The GPU Idle Problem: What 16 RL Libraries Independently Got Right

There is a pattern that keeps showing up in distributed systems research: different teams, working independently, repeatedly rediscover the same architecture. It happened with microservices, with write-ahead logging, and now it is happening in reinforcement learning for language models.

A recent HuggingFace survey of 16 open-source RL training libraries — verl, SkyRL, PipelineRL, AReaL, PRIME-RL, and eleven others — found that every single one converged on the same core insight: synchronous training is fundamentally broken for long-context reasoning tasks.

The numbers make the problem obvious. A batch of 32K-token rollouts on a 32B model takes roughly 3.7 hours of generation time. Training on those rollouts takes minutes. In the synchronous world, your GPUs sit idle for the vast majority of wall-clock time. That is not a tuning problem — it is an architectural one.

The Convergent Solution

All 16 libraries landed on disaggregated async training:

1. Separate your inference GPUs from your training GPUs
2. Connect them with a rollout buffer
3. Transfer weights asynchronously so neither side waits on the other

While the trainer computes gradients on batch N, inference is already generating batch N+1 (or N+4). The throughput improvement is not marginal.

What is interesting is the variation in how libraries implement this along seven independent design axes — orchestration primitives, buffer depth, weight sync protocol, staleness handling, partial rollout support, LoRA strategy, and distributed backend. Ray dominates as the orchestration layer (8 of 16 libraries), mostly because solving heterogeneous resource placement and fault recovery from scratch is not a fun way to spend engineering hours.

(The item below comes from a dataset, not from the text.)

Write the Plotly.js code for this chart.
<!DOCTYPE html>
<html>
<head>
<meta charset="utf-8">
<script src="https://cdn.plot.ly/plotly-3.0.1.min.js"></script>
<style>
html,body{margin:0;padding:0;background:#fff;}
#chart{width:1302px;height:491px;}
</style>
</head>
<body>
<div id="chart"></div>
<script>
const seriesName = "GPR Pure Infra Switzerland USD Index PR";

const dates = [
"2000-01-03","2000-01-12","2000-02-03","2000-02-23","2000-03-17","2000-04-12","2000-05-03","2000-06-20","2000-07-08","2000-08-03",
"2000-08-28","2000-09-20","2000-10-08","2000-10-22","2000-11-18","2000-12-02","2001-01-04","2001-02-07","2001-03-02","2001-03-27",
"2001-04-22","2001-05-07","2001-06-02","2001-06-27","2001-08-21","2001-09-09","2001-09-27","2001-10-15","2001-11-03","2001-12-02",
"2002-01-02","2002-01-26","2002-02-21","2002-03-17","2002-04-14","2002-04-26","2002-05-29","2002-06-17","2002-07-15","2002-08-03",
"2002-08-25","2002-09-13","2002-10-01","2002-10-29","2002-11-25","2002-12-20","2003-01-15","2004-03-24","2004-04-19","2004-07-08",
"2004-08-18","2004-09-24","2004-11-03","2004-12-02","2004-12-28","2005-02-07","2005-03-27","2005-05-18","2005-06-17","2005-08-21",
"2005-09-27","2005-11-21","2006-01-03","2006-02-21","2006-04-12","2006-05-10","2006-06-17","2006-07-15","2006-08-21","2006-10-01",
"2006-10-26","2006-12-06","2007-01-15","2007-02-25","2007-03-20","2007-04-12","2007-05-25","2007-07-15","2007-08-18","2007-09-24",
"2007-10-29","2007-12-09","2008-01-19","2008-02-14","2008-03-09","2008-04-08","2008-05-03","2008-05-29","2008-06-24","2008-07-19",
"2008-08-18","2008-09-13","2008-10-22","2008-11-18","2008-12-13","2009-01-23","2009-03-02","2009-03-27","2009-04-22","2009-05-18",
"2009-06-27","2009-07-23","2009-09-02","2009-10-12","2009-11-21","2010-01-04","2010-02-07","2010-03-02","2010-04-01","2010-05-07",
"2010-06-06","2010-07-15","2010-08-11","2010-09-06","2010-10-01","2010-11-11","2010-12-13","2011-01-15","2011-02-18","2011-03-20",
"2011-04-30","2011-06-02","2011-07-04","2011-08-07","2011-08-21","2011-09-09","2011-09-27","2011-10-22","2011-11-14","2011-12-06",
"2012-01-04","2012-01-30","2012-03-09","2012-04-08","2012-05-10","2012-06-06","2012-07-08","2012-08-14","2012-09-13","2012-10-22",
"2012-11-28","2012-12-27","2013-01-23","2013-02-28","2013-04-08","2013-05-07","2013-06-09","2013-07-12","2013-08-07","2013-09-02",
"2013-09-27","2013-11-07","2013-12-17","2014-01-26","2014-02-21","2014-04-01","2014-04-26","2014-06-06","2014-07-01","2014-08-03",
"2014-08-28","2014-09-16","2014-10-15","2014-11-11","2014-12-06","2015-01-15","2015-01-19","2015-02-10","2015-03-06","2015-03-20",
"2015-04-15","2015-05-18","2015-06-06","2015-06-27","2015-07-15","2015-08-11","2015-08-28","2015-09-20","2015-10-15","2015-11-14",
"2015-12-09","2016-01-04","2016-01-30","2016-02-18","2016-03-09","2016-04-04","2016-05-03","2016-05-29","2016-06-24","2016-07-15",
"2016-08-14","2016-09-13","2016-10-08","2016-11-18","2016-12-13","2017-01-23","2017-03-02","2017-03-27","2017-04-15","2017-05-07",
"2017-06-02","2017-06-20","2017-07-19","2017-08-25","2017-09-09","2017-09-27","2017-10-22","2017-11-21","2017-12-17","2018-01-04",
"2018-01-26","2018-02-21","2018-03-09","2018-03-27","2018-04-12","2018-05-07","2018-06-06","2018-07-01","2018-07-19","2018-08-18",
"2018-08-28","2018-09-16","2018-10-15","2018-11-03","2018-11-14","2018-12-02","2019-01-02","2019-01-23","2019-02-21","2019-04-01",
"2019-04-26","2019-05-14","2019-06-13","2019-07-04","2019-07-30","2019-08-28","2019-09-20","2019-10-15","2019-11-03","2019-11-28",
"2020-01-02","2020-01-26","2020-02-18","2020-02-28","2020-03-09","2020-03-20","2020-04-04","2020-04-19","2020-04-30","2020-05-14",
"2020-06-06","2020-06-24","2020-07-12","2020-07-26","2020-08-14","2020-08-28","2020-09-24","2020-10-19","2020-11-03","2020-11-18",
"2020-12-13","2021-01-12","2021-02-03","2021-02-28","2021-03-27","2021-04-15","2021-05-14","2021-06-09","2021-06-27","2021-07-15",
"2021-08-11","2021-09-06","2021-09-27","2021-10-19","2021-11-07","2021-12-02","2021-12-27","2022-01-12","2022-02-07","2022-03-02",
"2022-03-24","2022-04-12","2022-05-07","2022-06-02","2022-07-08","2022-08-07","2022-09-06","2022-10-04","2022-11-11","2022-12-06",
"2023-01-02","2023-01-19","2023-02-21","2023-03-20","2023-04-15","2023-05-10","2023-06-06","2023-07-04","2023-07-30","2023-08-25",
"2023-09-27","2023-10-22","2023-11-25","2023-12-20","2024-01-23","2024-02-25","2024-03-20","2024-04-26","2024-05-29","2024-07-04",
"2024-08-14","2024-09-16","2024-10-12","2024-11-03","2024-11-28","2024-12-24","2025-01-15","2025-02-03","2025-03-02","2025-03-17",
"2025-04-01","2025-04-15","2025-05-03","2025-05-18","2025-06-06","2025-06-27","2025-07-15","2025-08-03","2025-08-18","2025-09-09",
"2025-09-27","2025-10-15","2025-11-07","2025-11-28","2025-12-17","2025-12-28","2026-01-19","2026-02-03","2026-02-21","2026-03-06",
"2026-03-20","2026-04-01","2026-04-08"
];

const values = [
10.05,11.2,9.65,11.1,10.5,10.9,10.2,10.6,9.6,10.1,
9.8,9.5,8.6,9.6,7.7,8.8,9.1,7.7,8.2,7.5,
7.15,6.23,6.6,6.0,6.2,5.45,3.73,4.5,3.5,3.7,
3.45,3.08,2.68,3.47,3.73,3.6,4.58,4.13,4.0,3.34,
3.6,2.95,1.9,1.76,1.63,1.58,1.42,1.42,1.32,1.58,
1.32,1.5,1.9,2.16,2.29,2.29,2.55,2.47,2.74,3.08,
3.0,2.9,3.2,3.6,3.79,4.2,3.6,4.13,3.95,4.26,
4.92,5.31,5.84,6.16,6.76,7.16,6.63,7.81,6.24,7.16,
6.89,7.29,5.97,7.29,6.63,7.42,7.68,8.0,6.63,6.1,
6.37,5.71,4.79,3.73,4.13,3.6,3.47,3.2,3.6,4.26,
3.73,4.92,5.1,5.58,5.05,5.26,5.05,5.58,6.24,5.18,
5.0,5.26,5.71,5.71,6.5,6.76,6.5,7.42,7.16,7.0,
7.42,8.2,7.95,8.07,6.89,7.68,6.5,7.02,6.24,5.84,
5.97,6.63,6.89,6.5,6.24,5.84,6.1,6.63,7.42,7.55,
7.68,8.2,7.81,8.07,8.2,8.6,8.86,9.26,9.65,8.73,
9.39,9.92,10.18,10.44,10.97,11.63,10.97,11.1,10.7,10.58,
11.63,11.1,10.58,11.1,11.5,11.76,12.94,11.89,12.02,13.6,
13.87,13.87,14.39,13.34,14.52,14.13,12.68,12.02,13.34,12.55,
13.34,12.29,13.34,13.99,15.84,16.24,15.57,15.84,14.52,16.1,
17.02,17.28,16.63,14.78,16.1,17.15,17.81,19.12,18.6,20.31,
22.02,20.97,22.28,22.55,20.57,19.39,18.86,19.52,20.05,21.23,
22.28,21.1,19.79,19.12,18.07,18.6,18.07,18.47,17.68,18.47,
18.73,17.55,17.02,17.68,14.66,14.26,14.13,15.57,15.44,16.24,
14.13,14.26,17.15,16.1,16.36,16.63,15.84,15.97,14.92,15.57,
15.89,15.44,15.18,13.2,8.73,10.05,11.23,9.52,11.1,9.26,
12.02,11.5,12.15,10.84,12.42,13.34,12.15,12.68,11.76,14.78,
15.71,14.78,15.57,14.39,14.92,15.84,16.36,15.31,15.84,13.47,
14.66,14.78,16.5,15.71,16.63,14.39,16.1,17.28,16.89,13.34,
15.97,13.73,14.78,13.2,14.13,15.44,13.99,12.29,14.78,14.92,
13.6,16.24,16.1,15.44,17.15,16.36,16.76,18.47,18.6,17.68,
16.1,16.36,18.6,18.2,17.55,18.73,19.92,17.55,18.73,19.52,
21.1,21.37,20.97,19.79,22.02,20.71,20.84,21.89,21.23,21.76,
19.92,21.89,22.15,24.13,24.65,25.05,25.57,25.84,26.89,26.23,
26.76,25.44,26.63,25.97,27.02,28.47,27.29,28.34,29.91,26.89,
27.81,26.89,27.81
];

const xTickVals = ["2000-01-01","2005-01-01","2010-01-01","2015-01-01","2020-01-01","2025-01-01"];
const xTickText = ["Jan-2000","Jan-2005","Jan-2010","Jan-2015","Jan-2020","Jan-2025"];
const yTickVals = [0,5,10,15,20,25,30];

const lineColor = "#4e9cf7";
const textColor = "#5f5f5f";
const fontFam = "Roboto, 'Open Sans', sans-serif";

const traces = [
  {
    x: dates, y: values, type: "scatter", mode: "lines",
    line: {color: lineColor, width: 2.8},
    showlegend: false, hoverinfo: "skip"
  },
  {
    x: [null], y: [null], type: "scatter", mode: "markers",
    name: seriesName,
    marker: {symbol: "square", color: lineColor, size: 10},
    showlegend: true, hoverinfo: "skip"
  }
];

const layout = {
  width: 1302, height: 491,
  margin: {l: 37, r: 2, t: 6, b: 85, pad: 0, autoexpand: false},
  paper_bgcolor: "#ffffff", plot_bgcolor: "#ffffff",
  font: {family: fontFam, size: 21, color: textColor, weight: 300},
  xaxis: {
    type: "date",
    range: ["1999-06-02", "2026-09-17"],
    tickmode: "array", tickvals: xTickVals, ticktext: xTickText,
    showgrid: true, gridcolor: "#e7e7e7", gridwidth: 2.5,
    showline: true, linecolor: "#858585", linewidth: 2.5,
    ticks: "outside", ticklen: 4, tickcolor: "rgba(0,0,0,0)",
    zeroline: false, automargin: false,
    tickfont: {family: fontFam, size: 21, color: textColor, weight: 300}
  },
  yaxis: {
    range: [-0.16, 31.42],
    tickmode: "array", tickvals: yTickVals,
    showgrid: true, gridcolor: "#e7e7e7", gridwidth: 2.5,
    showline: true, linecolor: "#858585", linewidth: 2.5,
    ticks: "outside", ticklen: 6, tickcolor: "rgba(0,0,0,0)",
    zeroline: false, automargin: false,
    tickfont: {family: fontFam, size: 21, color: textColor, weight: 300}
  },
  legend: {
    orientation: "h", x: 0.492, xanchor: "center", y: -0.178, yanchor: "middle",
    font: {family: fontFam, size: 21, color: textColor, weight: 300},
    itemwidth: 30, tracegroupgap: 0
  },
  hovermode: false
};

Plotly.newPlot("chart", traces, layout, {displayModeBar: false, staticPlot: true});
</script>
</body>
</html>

The Staleness Problem is More Interesting Than It Looks

When your inference pool is running ahead of your training pool, the rollouts it generates become “stale” — produced by an older policy version. Libraries handle this three ways, and most production systems use all three in combination:

• Per-sample version rejection: tag each sample, drop anything too old
• Depth bounding: cap the buffer size so staleness is bounded architecturally
• Importance sampling correction: reweight stale samples by the likelihood ratio between old and current policy

Hybrid approaches win in practice. The IS correction math is clean on paper but adds gradient variance; bounding alone wastes compute on dropped samples. You want both.

Where Things Get Hard Next

The survey does not just document the current state — it maps the fractures. A few problems stood out to me:

MoE routing divergence is a genuinely thorny one. DeepSeek-V3.2-style models route tokens to different experts depending on floating-point behavior in the gating function. Inference and training end up activating different expert subsets for identical inputs, which means importance sampling ratios are undefined. The fix requires recording expert routing decisions at inference time and enforcing them during training — and zero of the 16 libraries currently do this.

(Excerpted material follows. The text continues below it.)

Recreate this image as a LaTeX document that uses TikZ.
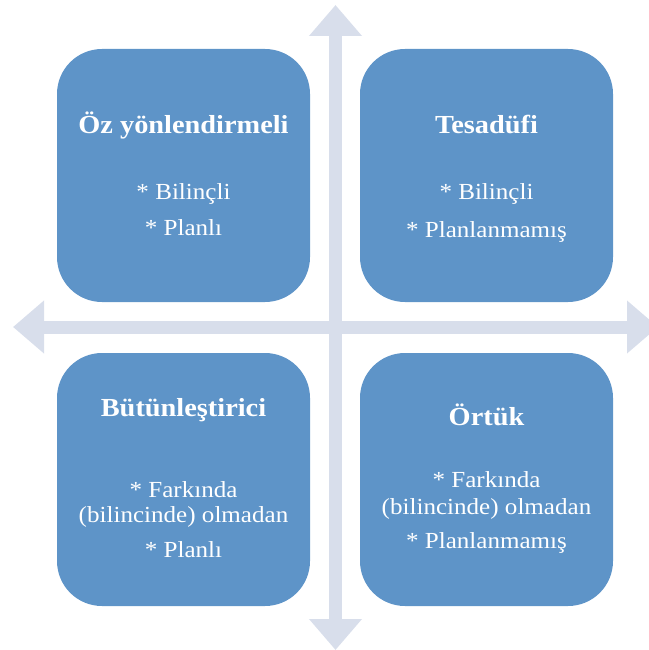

Process Reward Models add another async pipeline on top of the existing one. Scoring intermediate reasoning steps on 32K-token sequences can itself dominate wall-clock time, which means reward computation needs to be disaggregated too.

As someone who thinks about event-driven pipelines a fair amount (Discord bots are just async state machines with opinions), the multi-agent co-evolution problem is the one I find most architecturally interesting. When you have a Proposer and a Solver that each hit tail latency spikes, your joint 90th percentile latency compounds fast. The atomic unit of work is no longer a (prompt, completion, reward) triple — it is an entire episode. That is a meaningful abstraction change.

The broader lesson here is not really about RL. It is about what happens when wall-clock time is dominated by a component that is architecturally separate from your bottleneck. You disaggregate. Every time.